#### Supplied information:
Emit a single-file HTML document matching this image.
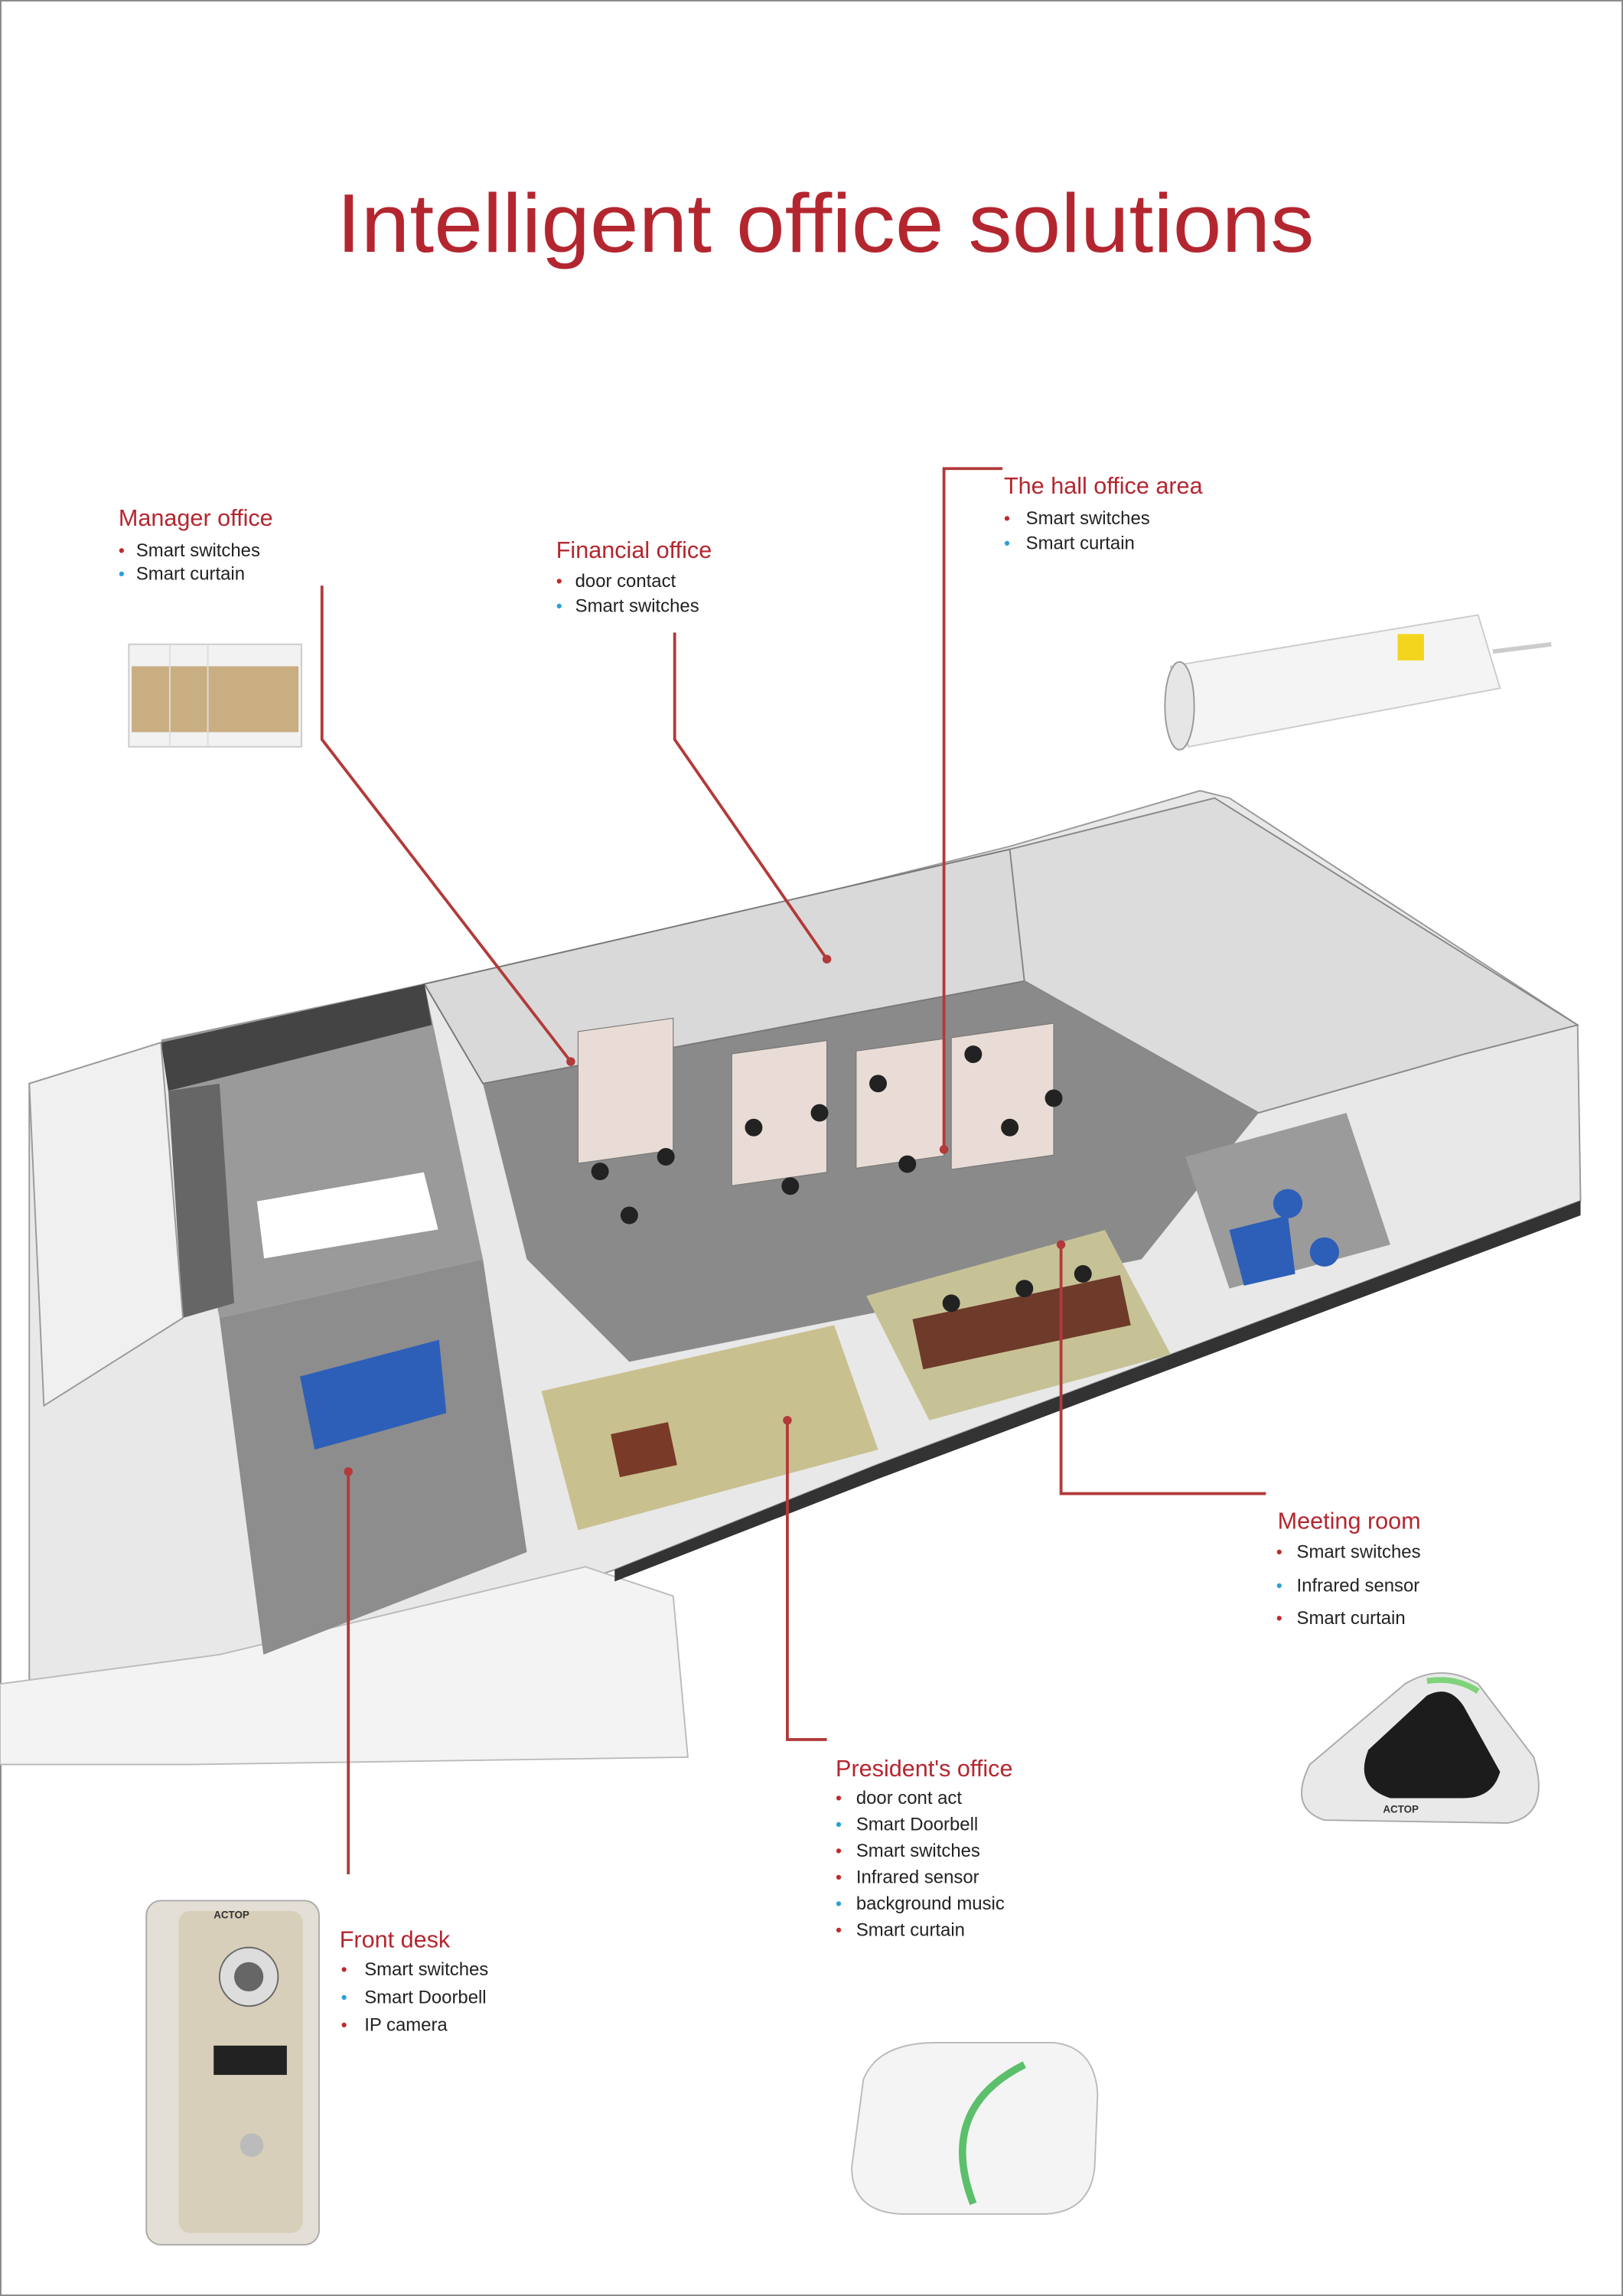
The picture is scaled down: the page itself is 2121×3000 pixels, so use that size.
<!DOCTYPE html>
<html><head><meta charset="utf-8"><style>
html,body{margin:0;padding:0;background:#fff;}
svg{display:block;}
text{font-family:"Liberation Sans",sans-serif;}
</style></head><body>
<svg width="2121" height="3000" viewBox="0 0 1109 1568" preserveAspectRatio="none" xmlns="http://www.w3.org/2000/svg">
<rect x="0.5" y="0.5" width="1108" height="1567" fill="#fff" stroke="#888" stroke-width="1"/>
<text x="564" y="172" text-anchor="middle" font-size="57" fill="#b4262f" textLength="668" lengthAdjust="spacingAndGlyphs">Intelligent office solutions</text>

<!-- building base -->
<polygon points="20,740 110,712 290,672 440,640 690,578 820,540 840,545 1078,700 1080,820 920,880 600,1000 420,1072 220,1140 150,1170 20,1205" fill="#e8e8e8" stroke="#999" stroke-width="1"/>
<polygon points="0,1150 150,1130 400,1070 460,1090 470,1200 130,1205 0,1205" fill="#f3f3f3" stroke="#bbb" stroke-width="1"/>
<!-- floors -->
<polygon points="150,900 330,860 360,1060 180,1130" fill="#8d8d8d"/>
<polygon points="330,740 700,670 860,760 780,860 430,930 360,860" fill="#8a8a8a"/>
<polygon points="110,710 290,672 330,860 150,900" fill="#9a9a9a"/>
<!-- president office -->
<polygon points="370,950 570,905 600,990 395,1045" fill="#c9c08f"/>
<rect x="420" y="975" width="40" height="30" fill="#7a3a28" transform="rotate(-12 440 990)"/>
<!-- meeting room -->
<polygon points="592,885 755,840 800,925 635,970" fill="#c7c296"/>
<rect x="625" y="885" width="145" height="35" fill="#6e3a2a" transform="rotate(-12 700 900)"/>
<!-- front desk blue -->
<polygon points="205,940 300,915 305,965 215,990" fill="#2d5fb8"/>
<!-- right room -->
<polygon points="810,790 920,760 950,850 840,880" fill="#9b9b9b"/>
<circle cx="880" cy="822" r="10" fill="#2d5fb8"/><circle cx="905" cy="855" r="10" fill="#2d5fb8"/>
<polygon points="840,840 880,830 885,870 850,878" fill="#2d5fb8"/>
<!-- offices along back -->
<polygon points="290,672 690,580 700,670 330,740" fill="#d9d9d9" stroke="#777" stroke-width="1"/>
<polygon points="690,580 830,545 1078,700 1000,720 860,760 700,670" fill="#dcdcdc" stroke="#888" stroke-width="1"/>
<polygon points="110,712 290,672 295,700 115,745" fill="#444"/>
<polygon points="115,745 150,740 160,890 125,900" fill="#666"/>
<polygon points="20,740 110,712 125,900 30,960" fill="#f0f0f0" stroke="#999"/>
<!-- workstations -->
<g fill="#e9dcd6" stroke="#777" stroke-width="0.6">
<rect x="395" y="760" width="65" height="90" transform="skewY(-8)"/>
<rect x="500" y="790" width="65" height="90" transform="skewY(-8)"/>
<rect x="585" y="800" width="60" height="80" transform="skewY(-8)"/>
<rect x="650" y="800" width="70" height="90" transform="skewY(-8)"/>
</g>
<g fill="#222">
<circle cx="410" cy="800" r="6"/><circle cx="430" cy="830" r="6"/><circle cx="455" cy="790" r="6"/><circle cx="515" cy="770" r="6"/><circle cx="540" cy="810" r="6"/><circle cx="560" cy="760" r="6"/><circle cx="600" cy="740" r="6"/><circle cx="620" cy="795" r="6"/><circle cx="665" cy="720" r="6"/><circle cx="690" cy="770" r="6"/><circle cx="720" cy="750" r="6"/><circle cx="650" cy="890" r="6"/><circle cx="700" cy="880" r="6"/><circle cx="740" cy="870" r="6"/>
</g>
<polygon points="420,1072 600,1000 920,880 1080,820 1080,830 920,890 600,1010 420,1080" fill="#333"/>
<polygon points="175,820 290,800 300,840 180,860" fill="#fff" stroke="#999"/>

<!-- connectors -->
<g stroke="#b23a3a" stroke-width="2" fill="none">
<polyline points="220,400 220,505 390,725"/>
<polyline points="461,432 461,505 565,655"/>
<polyline points="685,320 645,320 645,785"/>
<polyline points="725,850 725,1020 865,1020"/>
<polyline points="538,970 538,1188 565,1188"/>
<polyline points="238,1005 238,1280"/>
</g>
<g fill="#b23a3a"><circle cx="390" cy="725" r="3"/><circle cx="565" cy="655" r="3"/><circle cx="645" cy="785" r="3"/><circle cx="725" cy="850" r="3"/><circle cx="538" cy="970" r="3"/><circle cx="238" cy="1005" r="3"/></g>

<!-- labels -->
<g font-size="16" fill="#b4262f">
<text x="81" y="359">Manager office</text>
<text x="380" y="381">Financial office</text>
<text x="686" y="337">The hall office area</text>
<text x="873" y="1044">Meeting room</text>
<text x="571" y="1213">President's office</text>
<text x="232" y="1330">Front desk</text>
</g>
<g font-size="12.5" fill="#222">
<text x="93" y="380">Smart switches</text><text x="93" y="396">Smart curtain</text>
<text x="393" y="401">door contact</text><text x="393" y="418">Smart switches</text>
<text x="701" y="358">Smart switches</text><text x="701" y="375">Smart curtain</text>
<text x="886" y="1064">Smart switches</text><text x="886" y="1087">Infrared sensor</text><text x="886" y="1109">Smart curtain</text>
<text x="585" y="1232">door cont  act</text><text x="585" y="1250">Smart Doorbell</text><text x="585" y="1268">Smart switches</text><text x="585" y="1286">Infrared sensor</text><text x="585" y="1304">background music</text><text x="585" y="1322">Smart curtain</text>
<text x="249" y="1349">Smart switches</text><text x="249" y="1368">Smart Doorbell</text><text x="249" y="1387">IP camera</text>
</g>
<g font-size="12">
<text x="81" y="380" fill="#c02a2a">•</text><text x="81" y="396" fill="#2a9fd6">•</text>
<text x="380" y="401" fill="#c02a2a">•</text><text x="380" y="418" fill="#2a9fd6">•</text>
<text x="686" y="358" fill="#c02a2a">•</text><text x="686" y="375" fill="#2a9fd6">•</text>
<text x="872" y="1064" fill="#c02a2a">•</text><text x="872" y="1087" fill="#2a9fd6">•</text><text x="872" y="1109" fill="#c02a2a">•</text>
<text x="571" y="1232" fill="#c02a2a">•</text><text x="571" y="1250" fill="#2a9fd6">•</text><text x="571" y="1268" fill="#c02a2a">•</text><text x="571" y="1286" fill="#c02a2a">•</text><text x="571" y="1304" fill="#2a9fd6">•</text><text x="571" y="1322" fill="#c02a2a">•</text>
<text x="233" y="1349" fill="#c02a2a">•</text><text x="233" y="1368" fill="#2a9fd6">•</text><text x="233" y="1387" fill="#c02a2a">•</text>
</g>

<!-- products -->
<rect x="88" y="440" width="118" height="70" fill="#f2f2f2" stroke="#ccc"/>
<rect x="90" y="455" width="114" height="45" fill="#c9ae82"/>
<line x1="116" y1="440" x2="116" y2="510" stroke="#ddd"/><line x1="142" y1="440" x2="142" y2="510" stroke="#ddd"/>

<polygon points="800,455 1010,420 1025,470 812,510" fill="#f4f4f4" stroke="#ccc"/>
<ellipse cx="806" cy="482" rx="10" ry="30" fill="#e6e6e6" stroke="#999"/>
<rect x="955" y="433" width="18" height="18" fill="#f3d51e"/>
<path d="M1020,445 L1060,440" stroke="#ccc" stroke-width="3"/>

<path d="M895,1205 L960,1150 Q985,1135 1010,1150 L1048,1200 Q1060,1240 1030,1245 L905,1243 Q880,1235 895,1205Z" fill="#e9e9e9" stroke="#aaa"/>
<path d="M935,1195 L975,1158 Q990,1150 1000,1165 L1025,1210 Q1020,1228 1000,1228 L950,1228 Q925,1220 935,1195Z" fill="#1c1c1c"/>
<path d="M975,1148 Q995,1145 1010,1155" stroke="#7fd37a" stroke-width="4" fill="none"/>
<text x="945" y="1238" font-size="7" fill="#333" font-weight="bold">ACTOP</text>

<rect x="100" y="1298" width="118" height="235" rx="10" fill="#e4dfd6" stroke="#aaa"/>
<rect x="122" y="1305" width="85" height="220" rx="8" fill="#d8cfba"/>
<circle cx="170" cy="1350" r="20" fill="#ddd" stroke="#666"/><circle cx="170" cy="1350" r="10" fill="#666"/>
<rect x="146" y="1397" width="50" height="20" fill="#222"/>
<circle cx="172" cy="1465" r="8" fill="#bbb"/>
<text x="146" y="1310" font-size="7" fill="#333" font-weight="bold">ACTOP</text>

<path d="M590,1420 Q600,1395 640,1395 L720,1395 Q748,1398 750,1430 L748,1480 Q745,1510 715,1512 L615,1512 Q582,1510 582,1480Z" fill="#f4f4f4" stroke="#bbb"/>
<path d="M700,1410 Q640,1440 665,1505" stroke="#5bbf6b" stroke-width="5" fill="none"/>
</svg>
</body></html>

#### What this task involves:
Where does the word "size" appear in the listing? List each line that holds it.

#### Exercise output:
The picture is scaled down: the page itself is 2121×3000 pixels, so use that size.
<text x="564" y="172" text-anchor="middle" font-size="57" fill="#b4262f" textLength="668" lengthAdjust="spacingAndGlyphs">Intelligent office solutions</text>
<g font-size="16" fill="#b4262f">
<g font-size="12.5" fill="#222">
<g font-size="12">
<text x="945" y="1238" font-size="7" fill="#333" font-weight="bold">ACTOP</text>
<text x="146" y="1310" font-size="7" fill="#333" font-weight="bold">ACTOP</text>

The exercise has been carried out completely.